§ **Directive**
From the entries provided below, copy each line that contains the word "this".

§ **Listed entries**
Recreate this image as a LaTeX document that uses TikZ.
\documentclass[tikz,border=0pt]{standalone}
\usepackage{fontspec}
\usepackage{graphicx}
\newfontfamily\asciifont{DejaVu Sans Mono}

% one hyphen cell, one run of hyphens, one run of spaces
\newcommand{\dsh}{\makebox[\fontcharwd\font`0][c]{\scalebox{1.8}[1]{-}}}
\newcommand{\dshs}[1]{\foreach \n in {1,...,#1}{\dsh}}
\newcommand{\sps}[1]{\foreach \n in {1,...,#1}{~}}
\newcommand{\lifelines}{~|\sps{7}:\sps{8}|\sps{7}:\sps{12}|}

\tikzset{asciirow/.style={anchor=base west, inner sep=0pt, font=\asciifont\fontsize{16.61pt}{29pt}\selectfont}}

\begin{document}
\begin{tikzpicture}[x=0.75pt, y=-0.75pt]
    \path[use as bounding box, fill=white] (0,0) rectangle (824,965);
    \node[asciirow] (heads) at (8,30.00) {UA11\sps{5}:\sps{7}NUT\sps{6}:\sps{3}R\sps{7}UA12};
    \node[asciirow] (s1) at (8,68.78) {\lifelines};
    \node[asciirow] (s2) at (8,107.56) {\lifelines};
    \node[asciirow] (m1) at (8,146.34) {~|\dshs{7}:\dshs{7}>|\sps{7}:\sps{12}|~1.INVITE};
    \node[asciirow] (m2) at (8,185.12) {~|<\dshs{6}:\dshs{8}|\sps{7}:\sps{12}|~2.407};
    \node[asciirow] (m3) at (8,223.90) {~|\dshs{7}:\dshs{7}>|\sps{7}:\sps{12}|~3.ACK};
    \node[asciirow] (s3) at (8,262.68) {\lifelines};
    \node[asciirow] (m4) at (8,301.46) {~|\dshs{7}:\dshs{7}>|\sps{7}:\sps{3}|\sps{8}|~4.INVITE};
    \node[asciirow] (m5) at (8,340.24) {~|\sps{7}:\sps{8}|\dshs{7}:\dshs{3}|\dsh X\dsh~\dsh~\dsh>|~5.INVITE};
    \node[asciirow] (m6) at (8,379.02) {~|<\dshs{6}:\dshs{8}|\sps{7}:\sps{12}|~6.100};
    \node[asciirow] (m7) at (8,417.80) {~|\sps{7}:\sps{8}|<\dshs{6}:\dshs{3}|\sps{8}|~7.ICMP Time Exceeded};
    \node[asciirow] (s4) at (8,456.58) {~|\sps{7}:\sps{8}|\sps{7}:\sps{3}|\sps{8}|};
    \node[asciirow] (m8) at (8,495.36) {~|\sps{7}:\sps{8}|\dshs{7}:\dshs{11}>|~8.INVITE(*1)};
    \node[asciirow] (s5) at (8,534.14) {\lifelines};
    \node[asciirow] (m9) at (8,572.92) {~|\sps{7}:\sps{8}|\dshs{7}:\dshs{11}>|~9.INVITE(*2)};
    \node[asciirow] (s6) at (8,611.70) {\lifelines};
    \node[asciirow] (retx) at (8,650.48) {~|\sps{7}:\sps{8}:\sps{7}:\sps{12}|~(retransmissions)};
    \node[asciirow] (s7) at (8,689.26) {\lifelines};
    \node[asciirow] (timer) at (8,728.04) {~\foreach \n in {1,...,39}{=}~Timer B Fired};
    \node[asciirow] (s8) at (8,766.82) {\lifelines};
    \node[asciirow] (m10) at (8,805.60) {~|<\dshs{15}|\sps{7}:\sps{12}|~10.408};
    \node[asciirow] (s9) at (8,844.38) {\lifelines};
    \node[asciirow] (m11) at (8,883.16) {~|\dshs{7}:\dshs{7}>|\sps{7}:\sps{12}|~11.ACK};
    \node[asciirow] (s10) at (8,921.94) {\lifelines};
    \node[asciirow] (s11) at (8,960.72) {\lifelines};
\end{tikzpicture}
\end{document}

==

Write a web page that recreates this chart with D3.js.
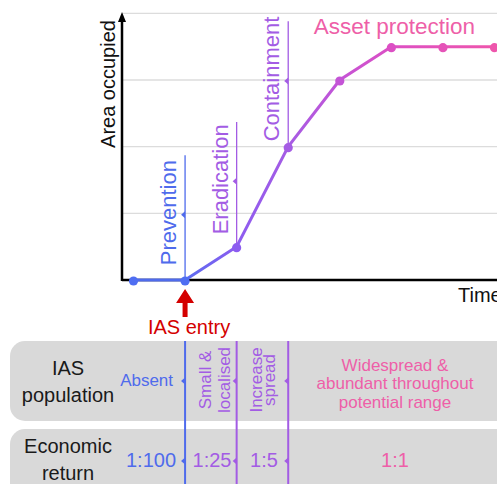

§ **Worked answer**
Recreate this image as a LaTeX document that uses TikZ.
Write a web page that recreates this chart with D3.js.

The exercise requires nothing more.